Cheap transactions are great. Transactions that are functionally free because they are paid with POS derived resource credits, like $HIVE gives us, that is even better.
Exchanges
This one is a tricky one. If a coin is listed on only one reputable exchange, like for example $QRL is, or if it is only listed on exchanges that have shown not to care too much about the thug-factor, and list shady coins such as post-blockchain-heist $STEEM, like $HIVE is, then this should be considered a risk factor.
One is fragile, and so large holdings in $QRL, that is only listed on Bittrex right now, is fragile as well.
On the other side, how reputable can an exchange truly be if it failed to delist $STEEM after the consensus-attack blockchain heist. All of the exchanges CoinGecko lists as having $HIVE listings have $STEEM listings as well.

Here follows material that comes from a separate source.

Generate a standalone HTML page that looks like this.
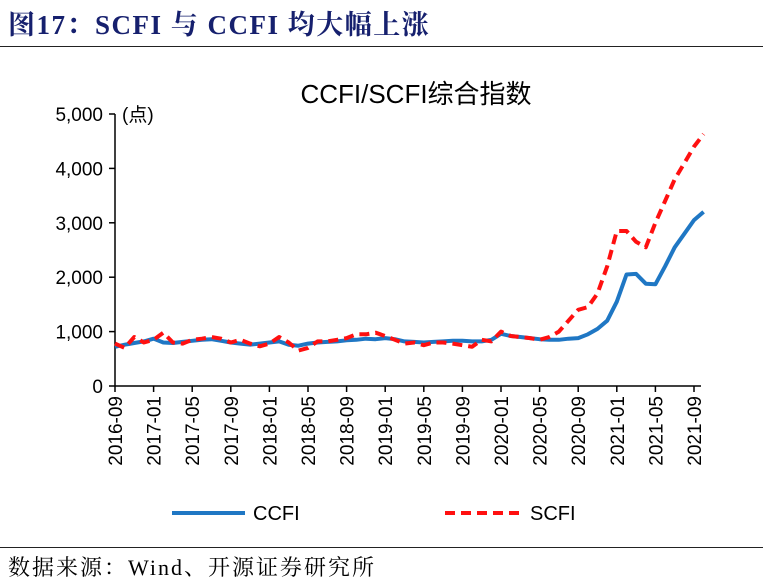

Two of my favorite coins and both have issues with the fragility of their listings.
Inflation use?
Does the alt have inflation? If it hasn't, that is cool. If it has, how is this inflation used? Is it used to fund utility functions? Such as the content rewarding system, or the developer funding system of $HIVE ? That's pretty cool too. If it's neither, then your alt is probably not a good store of money. It might be great for pocket money, but if there is inflation, and you have no way to try and make mart of that inflation flow your way, then don't stack up on that coin.
A dev community
Have a look at github, query pypi, look around if there are people writing code for the blockchain who aren't founders or company. An alt coin with a dev community is a living blockchain. One without is, well, a big flag.
Smart contracts
Now for the last one of our top ten of attributes to look for. Smart contracts. Turing-complete smart contracts. And, given what we have seen recently with $ETH based DApps going belly up due to gas prices, preferably a smart contract infrastructure with lowish, or at least somewhat long-term predictable gas prices. Ideally something like a resource credits POS system like $HIVE uses for transacting.
Help your favorite crypto check more boxes!
As you might have notices, you should be happy for any one crypto to check five of the ten boxes right now. If you have the time and the skills, consider weighing in and helping out your favourite crypto to check an extra box. For example, if you, like me, are a fan of $HIVE, subscribe to the Quantum Resistance HIVE community, and weigh in to help create the dire needed roadmap towards quantum resistance.
Help your favorite alts to get a listing with more than one reputable exchanges. Become part of a dev community and open source your work. Find ways to create a crypro market where maybe, one day, your favourite alts could all have nine out of ten instead of five or less boxes checked.